English Church Architecture.
HENLEY, St. Peter (TM 158 514),
(Bedrock: Quaternary, Thanet Formation and Lambeth Group (undifferentiated).)
A small village church with a tower of c. 1505, a nave now probably dating chiefly from c. 1535, and a large N. vestry (formerly a school) of 1837/8.
This little church, comprising a chancel, a nave with a S. porch, and a W. tower, with a large attached vestry to the north that was formerly the village school (shown at the foot of the page), is more rewarding outside than in, where the most important work is Perpendicular or later. The oldest feature is Norman, however, in essence at least, and comprises the S. doorway (inside the porch), with an arch bearing chevron, although a later age has altered its shape from circular to pointed. It seems likely therefore that some of the basic masonry of the nave is also of the twelfth century, though there is no other obvious evidence to witness the fact.

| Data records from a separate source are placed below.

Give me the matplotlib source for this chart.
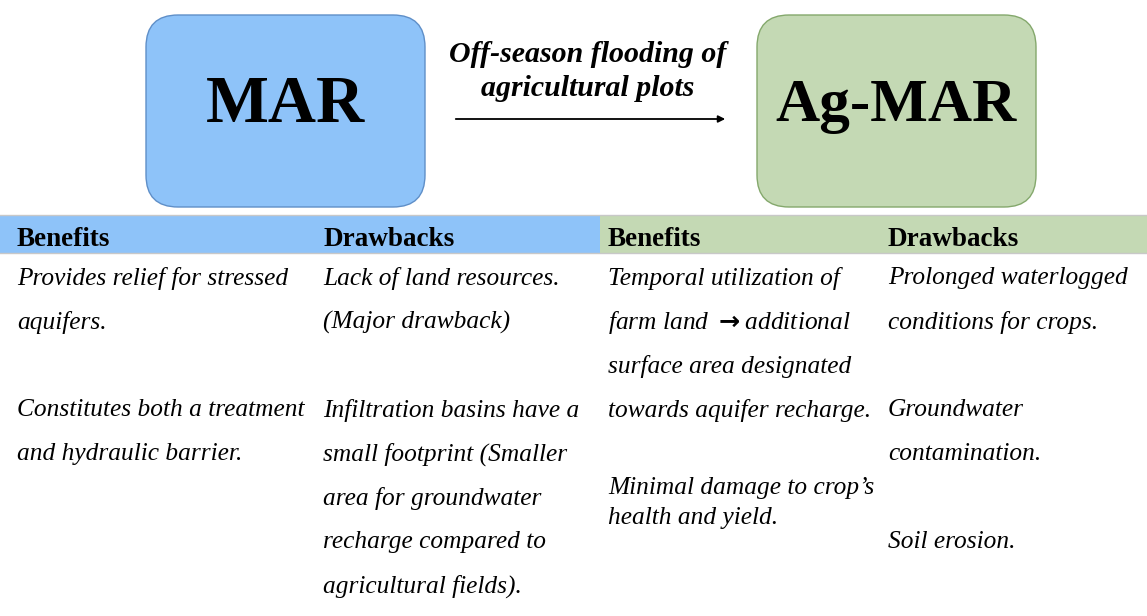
import matplotlib.pyplot as plt
from matplotlib.patches import FancyBboxPatch, Rectangle

# box titles and arrow caption
box_titles = ['MAR', 'Ag-MAR']
arrow_caption = ['Off-season flooding of', 'agricultural plots']

# table header and column contents (one list of lines per column)
headers = ['Benefits', 'Drawbacks', 'Benefits', 'Drawbacks']
mar_benefits = ['Provides relief for stressed', 'aquifers.', '',
                'Constitutes both a treatment', 'and hydraulic barrier.']
mar_drawbacks = ['Lack of land resources.', '(Major drawback)', '',
                 'Infiltration basins have a', 'small footprint (Smaller',
                 'area for groundwater', 'recharge compared to',
                 'agricultural fields).']
ag_benefits = ['Temporal utilization of', r'farm land $\mathbf{\rightarrow}$additional',
               'surface area designated', 'towards aquifer recharge.']
ag_benefits_2 = ['Minimal damage to crop\u2019s', 'health and yield.']
ag_drawbacks = ['Prolonged waterlogged', 'conditions for crops.', '',
                'Groundwater', 'contamination.', '', 'Soil erosion.']

blue = '#8ec3f9'
green = '#c4d9b4'

fig = plt.figure(figsize=(11.47, 6.16), dpi=100)
ax = fig.add_axes([0, 0, 1, 1])
ax.set_xlim(0, 1147)
ax.set_ylim(616, 0)
ax.axis('off')

font = ['Liberation Serif', 'DejaVu Serif']
pad = 32

# top boxes
for x0, title, size, fc, ec in [(146, box_titles[0], 48, blue, '#5f8fc8'),
                                (757, box_titles[1], 44, green, '#84a86c')]:
    ax.add_patch(FancyBboxPatch((x0 + pad, 15 + pad), 279 - 2 * pad, 192 - 2 * pad,
                                boxstyle='round,pad=%d' % pad, fc=fc, ec=ec, lw=1))
    ax.text(x0 + 139.5, 106, title, ha='center', va='center',
            fontsize=size, fontweight='bold', family=font)

# arrow and caption
ax.annotate('', xy=(728, 119), xytext=(453, 119),
            arrowprops=dict(arrowstyle='-|>', color='black', lw=1.3,
                            mutation_scale=10))
for i, line in enumerate(arrow_caption):
    ax.text(588, 55 + 34 * i, line, ha='center', va='center',
            fontsize=21.5, fontweight='bold', style='italic', family=font)

# header band
ax.add_patch(Rectangle((0, 215), 600, 38, fc=blue, ec='none'))
ax.add_patch(Rectangle((600, 215), 547, 38, fc=green, ec='none'))
ax.plot([0, 1147], [215, 215], color='#c8c8c8', lw=1)
ax.plot([0, 1147], [253, 253], color='#c8c8c8', lw=1)

col_x = [17, 323, 608, 888]
for x, h in zip(col_x, headers):
    ax.text(x, 240, h, ha='left', va='center', fontsize=19.5,
            fontweight='bold', family=font)

row_y0 = 278
row_step = 44
for x, lines in zip(col_x, [mar_benefits, mar_drawbacks, ag_benefits, ag_drawbacks]):
    for i, line in enumerate(lines):
        ax.text(x, row_y0 + row_step * i, line, ha='left', va='center',
                fontsize=18.3, style='italic', family=font)

for i, line in enumerate(ag_benefits_2):
    ax.text(col_x[2], 488 + 30 * i, line, ha='left', va='center',
            fontsize=18.3, style='italic', family=font)

fig.savefig('out.png', dpi=100)
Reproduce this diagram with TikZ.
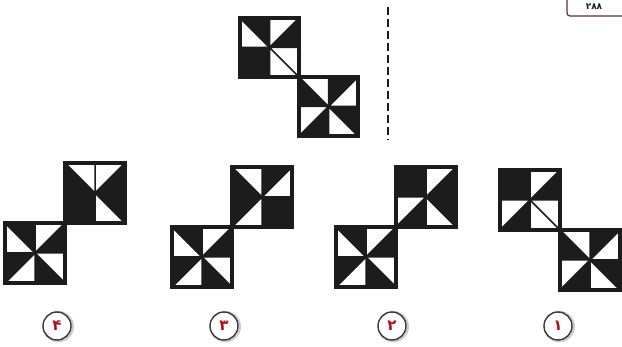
\documentclass[tikz,border=0pt]{standalone}
\usepackage{fontspec}
\newfontfamily\fa[Script=Arabic]{DejaVu Sans}
\definecolor{tB}{HTML}{1C1C1C}
\definecolor{tW}{HTML}{FFFFFF}
\definecolor{ring}{HTML}{3A3A3A}
\definecolor{digit}{HTML}{B0101A}
\tikzset{
  inner/.style={line width=1.5pt, draw=tB},
  outer/.style={line width=3.4pt, draw=tB, line join=miter},
  lab/.style={circle, draw=ring, line width=1.4pt, fill=white, minimum size=28pt, inner sep=0pt, text=digit, font=\fa\bfseries\fontsize{15}{15}\selectfont},
  labshadow/.style={circle, draw=gray!40, line width=2.4pt, minimum size=29pt, inner sep=0pt},
  dashline/.style={line width=2.6pt, draw=tB, dash pattern=on 8pt off 4pt},
}
% #1 x, #2 y, #3 side, #4 eight colours Nw Ne En Es Se Sw Ws Wn
\newcommand\pinsq[4]{%
  \begin{scope}[shift={(#1,#2)}]
    \def\s{#3}\pgfmathsetmacro\h{#3/2}%
    \expandafter\pintiles#4\relax
    \draw[inner] (0,0) -- (\s,\s) (\s,0) -- (0,\s) (\h,0) -- (\h,\s) (0,\h) -- (\s,\h);
    \draw[outer] (0,0) rectangle (\s,\s);
  \end{scope}}
\def\pintiles#1#2#3#4#5#6#7#8\relax{%
  \fill[fill=t#1] (0,0) -- (\h,0) -- (\h,\h) -- cycle;
  \fill[fill=t#2] (\h,0) -- (\s,0) -- (\h,\h) -- cycle;
  \fill[fill=t#3] (\s,0) -- (\s,\h) -- (\h,\h) -- cycle;
  \fill[fill=t#4] (\s,\h) -- (\s,\s) -- (\h,\h) -- cycle;
  \fill[fill=t#5] (\h,\h) -- (\s,\s) -- (\h,\s) -- cycle;
  \fill[fill=t#6] (\h,\h) -- (\h,\s) -- (0,\s) -- cycle;
  \fill[fill=t#7] (0,\h) -- (\h,\h) -- (0,\s) -- cycle;
  \fill[fill=t#8] (0,0) -- (0,\h) -- (\h,\h) -- cycle;
}
\begin{document}
\begin{tikzpicture}[x=1pt,y=-1pt]
\useasboundingbox (0,0) rectangle (622,347);
\begin{scope}
\clip (0,0) rectangle (622,347);
% page number box, running off the top edge
\draw[draw=ring!80!red, line width=1.2pt, rounded corners=3pt] (567,-12) rectangle (640,16);
\end{scope}
\node[font=\fa\bfseries\fontsize{9}{9}\selectfont, text=tB, inner sep=0pt, anchor=center] (pg) at (594,7) {۲۸۸};
% dashed separator
\coordinate (dtop) at (388,7);
\coordinate (dbot) at (388,140);
\draw[dashline] (dtop) -- (dbot);
% question figure
\pinsq{240}{18}{59}{BWBWWBBW}
\pinsq{299}{77}{59}{WBWBWBWB}
% option 4
\pinsq{5}{223}{60}{BWBWBWBW}
\pinsq{65}{163}{60}{WWBBWBBB}
% option 3
\pinsq{172}{227}{60}{BWBWBWBW}
\pinsq{232}{167}{60}{WBWBBWBB}
% option 2
\pinsq{336}{227}{60}{BWBWBWBW}
\pinsq{396}{167}{60}{BWBBWBWB}
% option 1
\pinsq{500}{170}{60}{BWBWWBWB}
\pinsq{560}{230}{60}{WBWBWBWB}
% answer labels
\foreach \n/\x in {s4/57,s3/224,s2/392,s1/558}{\node[labshadow] (\n) at (\x+1.3,326.6) {};}
\node[lab] (l4) at (57,326) {۴};
\node[lab] (l3) at (224,326) {۳};
\node[lab] (l2) at (392,326) {۲};
\node[lab] (l1) at (558,326) {۱};
\end{tikzpicture}
\end{document}
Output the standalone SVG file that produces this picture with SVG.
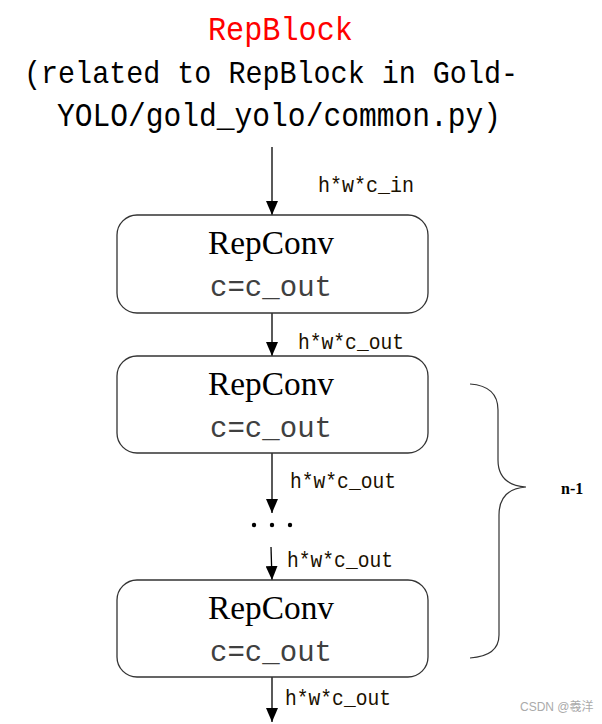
<svg xmlns="http://www.w3.org/2000/svg" width="602" height="724" viewBox="0 0 602 724">
<style>
.title{font-family:"Liberation Mono","DejaVu Sans Mono",monospace;font-size:33px;fill:#000}
.box{fill:#fff;stroke:#333;stroke-width:1.3}
.name{font-family:"Liberation Serif","Times New Roman",serif;font-size:34px;fill:#000}
.sub{font-family:"Liberation Mono",monospace;font-size:30px;fill:#404040}
.lbl{font-family:"Liberation Mono",monospace;font-size:22px;fill:#1a1000}
.edge{stroke:#000;stroke-width:1.3;fill:none}
</style>
<defs>
<marker id="ah" viewBox="0 0 14 12" refX="14" refY="6" markerWidth="14" markerHeight="12" markerUnits="userSpaceOnUse" orient="auto">
<path d="M0,0 L14,6 L0,12 Z" fill="#000"/>
</marker>
</defs>
<rect width="602" height="724" fill="#fff"/>
<g id="title">
<text class="title" x="208" y="40" style="fill:#ff0000" textLength="145" lengthAdjust="spacingAndGlyphs">RepBlock</text>
<text class="title" x="24" y="83" style="font-size:32px" textLength="494" lengthAdjust="spacingAndGlyphs">(related to RepBlock in Gold-</text>
<text class="title" x="57" y="126" textLength="444" lengthAdjust="spacingAndGlyphs">YOLO/gold_yolo/common.py)</text>
</g>
<g id="connectors">
<line class="edge" x1="272" y1="147" x2="272" y2="215" marker-end="url(#ah)"/>
<line class="edge" x1="272" y1="313" x2="272" y2="356" marker-end="url(#ah)"/>
<line class="edge" x1="272" y1="453" x2="272" y2="513" marker-end="url(#ah)"/>
<line class="edge" x1="271" y1="547" x2="272" y2="580" marker-end="url(#ah)"/>
<line class="edge" x1="272" y1="677" x2="272" y2="722" marker-end="url(#ah)"/>
<text class="lbl" x="318" y="192" textLength="96" lengthAdjust="spacingAndGlyphs">h*w*c_in</text>
<text class="lbl" x="298" y="349" textLength="106" lengthAdjust="spacingAndGlyphs">h*w*c_out</text>
<text class="lbl" x="290" y="488" textLength="106" lengthAdjust="spacingAndGlyphs">h*w*c_out</text>
<text class="lbl" x="287" y="567" textLength="106" lengthAdjust="spacingAndGlyphs">h*w*c_out</text>
<text class="lbl" x="285" y="705" textLength="106" lengthAdjust="spacingAndGlyphs">h*w*c_out</text>
</g>
<g id="dots" fill="#000">
<circle cx="254" cy="525" r="2.2"/>
<circle cx="272" cy="525" r="2.2"/>
<circle cx="290" cy="525" r="2.2"/>
</g>
<g id="node1">
<rect class="box" x="117" y="215" width="311" height="98" rx="20"/>
<text class="name" x="208" y="254" textLength="126" lengthAdjust="spacingAndGlyphs">RepConv</text>
<text class="sub" x="210" y="296" textLength="122" lengthAdjust="spacingAndGlyphs">c=c_out</text>
</g>
<g id="node2">
<rect class="box" x="117" y="356" width="311" height="97" rx="20"/>
<text class="name" x="208" y="395" textLength="126" lengthAdjust="spacingAndGlyphs">RepConv</text>
<text class="sub" x="210" y="437" textLength="122" lengthAdjust="spacingAndGlyphs">c=c_out</text>
</g>
<g id="node3">
<rect class="box" x="117" y="580" width="311" height="97" rx="20"/>
<text class="name" x="208" y="619" textLength="126" lengthAdjust="spacingAndGlyphs">RepConv</text>
<text class="sub" x="210" y="661" textLength="122" lengthAdjust="spacingAndGlyphs">c=c_out</text>
</g>
<g id="brace">
<path d="M470,384 Q498,386 498,410 L498,460 Q498,485 526,487 Q499,489 499,515 L499,635 Q499,656 470,658" fill="none" stroke="#333" stroke-width="1.2"/>
<text x="561" y="494" font-family="Liberation Serif,serif" font-weight="bold" font-size="16" fill="#000">n-1</text>
</g>
<text x="520" y="711" font-family="Liberation Sans,'Noto Sans CJK SC',sans-serif" font-size="12" fill="#aaaaaa">CSDN @羲洋</text>
</svg>
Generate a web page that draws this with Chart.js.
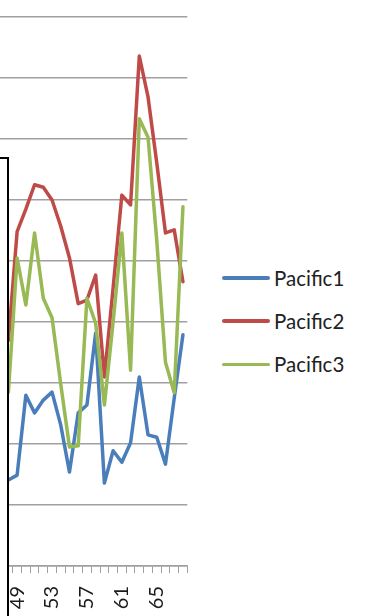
<!DOCTYPE html>
<html>
<head>
<meta charset="utf-8">
<script src="https://cdn.jsdelivr.net/npm/chart.js@4/dist/chart.umd.min.js"></script>
<style>
  html, body { margin: 0; padding: 0; background: #fff; width: 365px; height: 616px; overflow: hidden; }
  #plot { position: absolute; left: -10px; top: 0; width: 200px; height: 616px; }
  #frame {
    position: absolute; left: -10px; top: 157px; width: 19px; height: 480px;
    box-sizing: border-box; background: #fff;
    border-top: 2px solid #000; border-right: 2px solid #000;
  }
  #legend { position: absolute; left: 222px; top: 0; font-family: Lato, "Open Sans", sans-serif; font-size: 20.5px; color: #222; }
  .item { position: absolute; left: 0; height: 24px; display: flex; align-items: center; white-space: nowrap; }
  .swatch { width: 48px; height: 3.5px; border-radius: 2px; margin-right: 4px; }
</style>
</head>
<body>
<div id="plot"><canvas id="c"></canvas></div>
<div id="frame"></div>
<div id="legend"></div>
<script>
// Category axis (years); 47 is an empty leading slot
const categories = ['47','48','49','50','51','52','53','54','55','56','57','58','59','60','61','62','63','64','65','66','67','68'];
const tickLabels = ['49','53','57','61','65'];

const pacific1 = [null, 14.1, 14.9, 28.0, 25.1, 27.2, 28.5, 23.1, 15.4, 25.1, 26.4, 38.2, 13.6, 18.9, 17.0, 20.2, 31.0, 21.5, 21.1, 16.7, 27.5, 37.9];
const pacific2 = [null, 37.0, 54.8, 58.5, 62.5, 62.1, 60.0, 55.7, 50.5, 43.0, 43.6, 47.7, 31.0, 45.6, 60.8, 59.2, 83.6, 76.9, 66.1, 54.6, 55.1, 46.6];
const pacific3 = [null, 28.5, 50.5, 42.8, 54.6, 43.9, 40.7, 29.8, 19.5, 19.7, 43.9, 39.8, 26.4, 40.0, 54.6, 32.1, 73.3, 70.3, 53.4, 33.4, 28.4, 58.9];

const seriesNames = ['Pacific1', 'Pacific2', 'Pacific3'];
const seriesColors = ['#4A7EBB', '#BE4B48', '#98B954'];
const seriesData = [pacific1, pacific2, pacific3];

const GRID = '#a0a0a0';

const datasets = seriesNames.map((name, i) => ({
  label: name,
  data: seriesData[i],
  borderColor: seriesColors[i],
  backgroundColor: seriesColors[i],
  borderWidth: 3.5,
  borderJoinStyle: 'round',
  borderCapStyle: 'round',
  pointRadius: 0,
  tension: 0,
  fill: false,
  order: seriesNames.length - i
}));

new Chart(document.getElementById('c'), {
  type: 'line',
  data: { labels: categories, datasets },
  options: {
    responsive: true,
    maintainAspectRatio: false,
    animation: false,
    events: [],
    layout: { padding: { left: 5.3, right: 2.7, top: 17, bottom: 0 } },
    plugins: { legend: { display: false }, tooltip: { enabled: false } },
    scales: {
      x: {
        type: 'category',
        offset: true,
        grid: { display: true, drawOnChartArea: false, drawTicks: true, tickLength: 7, offset: true, color: GRID, lineWidth: 1 },
        border: { display: true, color: GRID, width: 1.5 },
        ticks: {
          autoSkip: false,
          minRotation: 90,
          maxRotation: 90,
          padding: 13,
          color: '#1a1a1a',
          font: { family: 'Lato', size: 20 },
          callback: function (v) {
            const lab = this.getLabelForValue(v);
            return tickLabels.includes(lab) ? lab : '';
          }
        },
        afterFit: (s) => { s.height = 50; s.paddingLeft = 0; s.paddingRight = 0; }
      },
      y: {
        min: 0,
        max: 90,
        ticks: { display: false, stepSize: 10 },
        grid: { color: GRID, lineWidth: 1.5, drawTicks: false },
        border: { display: false },
        afterFit: (s) => { s.width = 0; s.paddingTop = 0; s.paddingBottom = 0; }
      }
    }
  }
});

// Legend to the right of the plot
const legend = document.getElementById('legend');
seriesNames.forEach((name, i) => {
  const item = document.createElement('div');
  item.className = 'item';
  item.style.top = (278 - 12 + i * 43.2) + 'px';
  const sw = document.createElement('span');
  sw.className = 'swatch';
  sw.style.background = seriesColors[i];
  const tx = document.createElement('span');
  tx.textContent = name;
  item.appendChild(sw);
  item.appendChild(tx);
  legend.appendChild(item);
});
</script>
</body>
</html>
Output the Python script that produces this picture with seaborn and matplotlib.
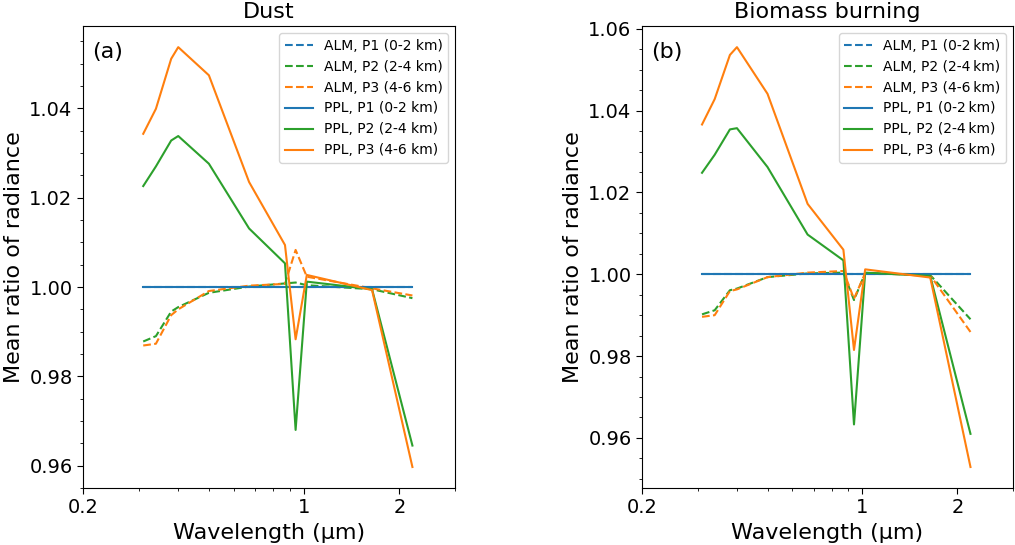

The chancel in its present form looks like thirteenth century work. It is lit from the north by two uncusped lancets, and from the south by a cinquefoil-cusped lancet and a cinquefoil-cusped Y-traceried window, most likely to date from around 1300. Inside, a piscina in the sanctuary S. wall is also cinquefoil-cusped. The E. window is Victorian but may copy the original: it is presumably part of the major restoration of 1895.
The attractive tower rises in two stages supported by diagonal buttresses decorated with two tiers of crocketed flushwork arches beneath each of the two lower off-sets. The W. doorway boasts carved spandrels featuring shields and crossed keys, while a frieze of lozenges above makes way for an inscription in the centre, which Pevsner deciphered as commemorating Thomas Seckford (d. 1505), and who presumably paid for the tower’s construction (James Bettley & Nikolaus Pevsner, The Buildings of England: Suffolk East, New Haven & London, Yale University Press, 2015, p. 280). Thus stylistic features here can probably be considered typical of the local Perpendicular at the turn of the sixteenth century. The three-light W. window has been restored but features supermullioned tracery with strong mullions and a little quatrefoil in the oculus beneath a segmental-pointed arch, and the bell-openings consist of two cinquefoil-cusped lights with an encircled quatrefoil above.
The nave windows now include two with supermullioned tracery to the north - the easternmost, two-light, uncusped, segmental-pointed and set lower in the wall, and the westernmost, three-light, with strong mullions and ogee-pointed, cinquefoil-cusped lights. However, perhaps the finest of the church’s features is the three-light S. window, with terracotta mullions and friezes above and below, like those of windows at Barham and Barking churches, which Pevsner identified as the work of Italian artisans employed c. 1532-5 at Layer Marney in Essex and, around the same time, at Old Shrubland Hall about a mile and a half west of here. Presumably this window was either made for this church at that time, or moved here when Old Shrubland Hall was demolished in the nineteenth century, but while the latter hypothesis seems in some respects more likely, there is no obvious evidence of disturbance in the surrounding masonry. (The photographs below show the whole window, first below left, the right hand (east) jamb in close-up, first below right, and the sill in close-up, second below.)
The interior adds little to this examination of the building as almost everything inside has been restored. There is a gallery above the W. end of the nave, of possible eighteenth century origin. There is no chancel arch and the chancel windows are set in splays with eyebrow mouldings, showing slight differences north to south.
Finally, the admirable Gothic vestry deserves a paragraph of its own. Built to serve as a village school in the first year of Queen Victoria’s reign, it was remodelled as a vestry three years after her death and joined to the church nave by a short passageway from the north. This happens to be the position where many twentieth century parish rooms are adjoined to their churches, yet not many of those can compete with this vestry in attractiveness of design. Its success is due to its cruciform plan, formed of two intersecting sections (as it were), gabled east/west and north/south, and to a skilful use of contrasting materials, namely knapped flints and yellow bricks. There is also a small N. porch and a chimney to the east. and the detail everywhere has the same rural charm.